Refine Query 2 to just give you the db_email field.

SELECT data1.db_email from ((SELECT db_email, count(*) 
FROM kunder 
GROUP BY db_email 
HAVING count(*) > 1) as data1)

Plug Query 2 into query1 as a list to select from.

select db_email, db_medlem 
from kunder 
where db_email in 
(SELECT data1.db_email from ((SELECT db_email, count(*) 
FROM kunder 
GROUP BY db_email 
HAVING count(*) > 1) as data1)
)
order by db_email

That is as close as I can get without the actual db to play with so you may have to do a little tweaking. I may be off with one of the () around data1. If you want send me the results or errors and I will debug it for you.

Wow, thanks alot for the help so far, it makes it quite simple to follow what you are trying to do, and I get the general idea.
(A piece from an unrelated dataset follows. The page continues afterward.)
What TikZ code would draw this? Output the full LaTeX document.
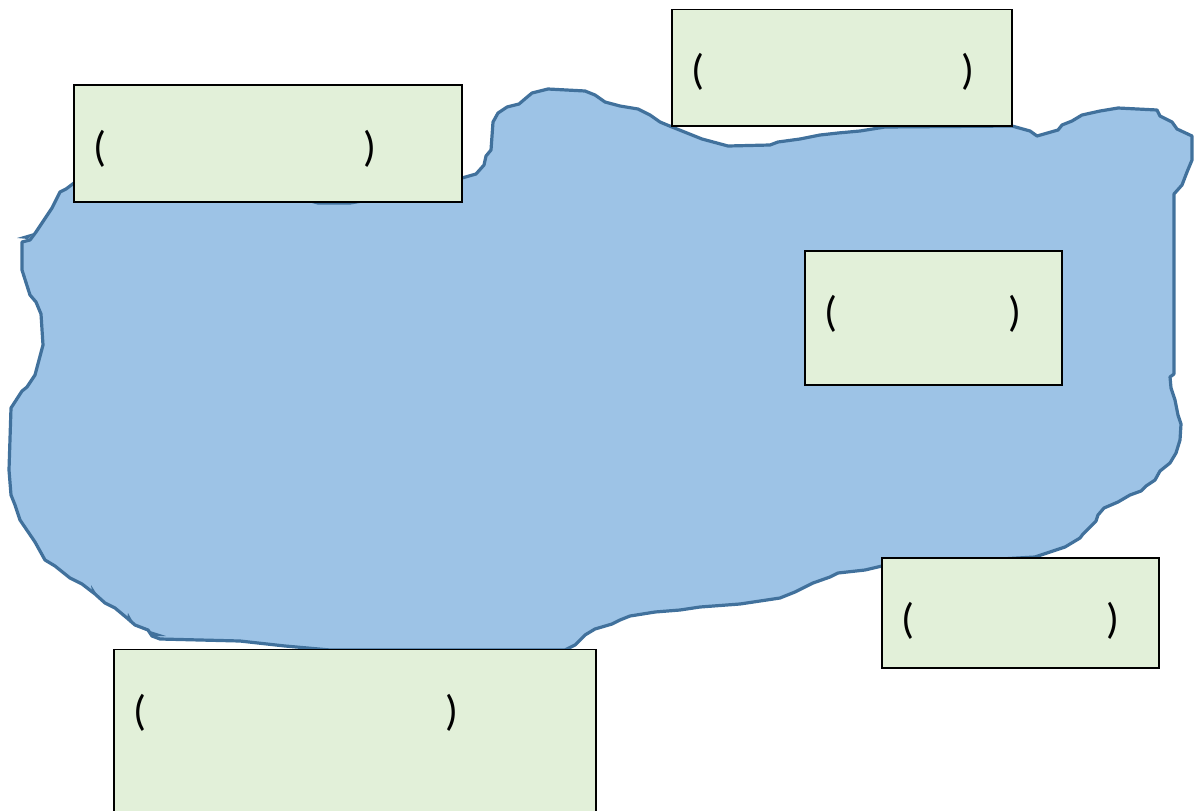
\documentclass[tikz,border=0pt]{standalone}
\usepackage{fontspec}
\setmainfont{Carlito}
\definecolor{lakefill}{HTML}{9DC3E6}
\definecolor{lakeline}{HTML}{41719C}
\definecolor{boxfill}{HTML}{E2F0D9}
\tikzset{
  labelbox/.style={draw=black,fill=boxfill,line width=1.4pt,anchor=north west,inner sep=0pt,outer sep=0pt},
  paren/.style={inner sep=0pt,font=\fontsize{32}{38}\selectfont}
}
\begin{document}
\begin{tikzpicture}[x=0.75pt,y=-0.75pt]

    \clip (0,0) rectangle (1202,810);

    \draw[lakeline,fill=lakefill,line width=2.4pt,line join=round]
        (36,232) -- (52,208) -- (60,192) -- (66,189) -- (74,183) -- (100,190) -- (300,198) -- (318,203) -- (350,203) -- (380,198)
        -- (462,178) -- (476,174) -- (484,165) -- (486,156) -- (491,150) -- (493,122) -- (498,113)
        -- (507,107) -- (519,104) -- (526,98) -- (532,93) -- (548,89) -- (585,91) -- (595,95)
        -- (605,102) -- (620,106) -- (638,109) -- (650,115) -- (660,122) -- (672,127) -- (702,139)
        -- (728,146) -- (770,145) -- (778,142) -- (800,139) -- (820,135) -- (838,133) -- (860,131)
        -- (885,127) -- (1012,126) -- (1030,131) -- (1037,136) -- (1058,130) -- (1062,125) -- (1072,121)
        -- (1082,115) -- (1100,111) -- (1118,108) -- (1157,110) -- (1160,116) -- (1172,122) -- (1177,129)
        -- (1192,136) -- (1192,160) -- (1187,172) -- (1182,185) -- (1174,194) -- (1174,374) -- (1170,377)
        -- (1171,388) -- (1175,400) -- (1178,415) -- (1181,424) -- (1180,440) -- (1176,453) -- (1170,463)
        -- (1160,471) -- (1155,480) -- (1146,486) -- (1141,491) -- (1130,495) -- (1118,502) -- (1104,508)
        -- (1098,515) -- (1096,521) -- (1083,534) -- (1080,538) -- (1065,547) -- (1035,557) -- (882,566)
        -- (865,570) -- (838,573) -- (830,577) -- (813,583) -- (795,592) -- (780,598) -- (740,604)
        -- (700,607) -- (680,610) -- (655,612) -- (630,616) -- (620,620) -- (612,624) -- (595,629)
        -- (585,635) -- (575,645) -- (565,650) -- (330,650) -- (285,646) -- (240,641) -- (160,639)
        -- (152,636) -- (148,630) -- (135,625) -- (127,618)
        -- (115,608) -- (105,603) -- (95,594) -- (82,584) -- (70,578) -- (55,566)
        -- (45,560) -- (35,542) -- (20,520) -- (15,505) -- (11,495) -- (9,470) -- (11,408) -- (22,391)
        -- (27,387) -- (35,375) -- (43,345) -- (41,314) -- (36,302) -- (30,295) -- (22,270) -- (22,242)
        -- (30,240) -- cycle;

    \fill[lakeline] (17,238) -- (34,233) -- (28,239) -- cycle;
    \fill[lakeline] (150,631) -- (166,636) -- (153,636) -- cycle;
    \fill[lakeline] (128,613) -- (133,622) -- (127,619) -- cycle;
    \fill[lakeline] (91,585) -- (96,593) -- (92,591) -- cycle;

    \node[labelbox,minimum width=291pt,minimum height=87.75pt] (boxa) at (74,85) {};
    \node[labelbox,minimum width=255pt,minimum height=87.5pt] (boxb) at (672,9.5) {};
    \node[labelbox,minimum width=192.75pt,minimum height=100.5pt] (boxc) at (805,251) {};
    \node[labelbox,minimum width=207.75pt,minimum height=82.5pt] (boxd) at (882,558) {};
    \node[labelbox,minimum width=361.5pt,minimum height=150pt] (boxe) at (114,649.5) {};

    \node[paren] (aleft) at (100,149) {(};
    \node[paren] (aright) at (370,149) {)};
    \node[paren] (bleft) at (698,72) {(};
    \node[paren] (bright) at (968,72) {)};
    \node[paren] (cleft) at (831,314) {(};
    \node[paren] (cright) at (1015,314) {)};
    \node[paren] (dleft) at (908,621) {(};
    \node[paren] (dright) at (1113,621) {)};
    \node[paren] (eleft) at (140,713) {(};
    \node[paren] (eright) at (452,713) {)};

\end{tikzpicture}
\end{document}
That being said, I am clearly not good enough to be doing this.

SELECT db_email, db_medlem
         FROM kunder
         WHERE db_email IN
      (
			SELECT data1.db_email FROM ((SELECT db_email, count(*)
			FROM kunder
			GROUP BY db_email
			HAVING count(*) > 1) AS data1)
      )
      ORDER BY db_email

I get an error:
Msg 170, Level 15, State 1, Line 8
Line 8: Incorrect syntax near ')'.

Having removed the ) after data1 on line 8, then i get an error for ) on line ), and then it definately does not work due to the order clause.

Executing just

SELECT db_email FROM (SELECT db_email, count(*)
      FROM kunder
      GROUP BY db_email
      HAVING count(*) > 1) as data1
gives
Msg 8155, Level 16, State 2, Line 1
No column was specified for column 2 of 'data1'

which I dont quite follow either.

If you want something to test on.

CREATE TABLE test1
(
db_medlem char(50),
db_email varchar(255)
)

INSERT INTO test1
VALUES (1,'test@example.com')
INSERT INTO test1
VALUES (2,'test@example.com')
INSERT INTO test1
VALUES (3,'foo@example.com')
INSERT INTO test1
VALUES (4,'foo@example.com')

That creates a table that basically contains the same information that I have to work with, ideally the SQL command will result in a list of db_medlem, that have the same email.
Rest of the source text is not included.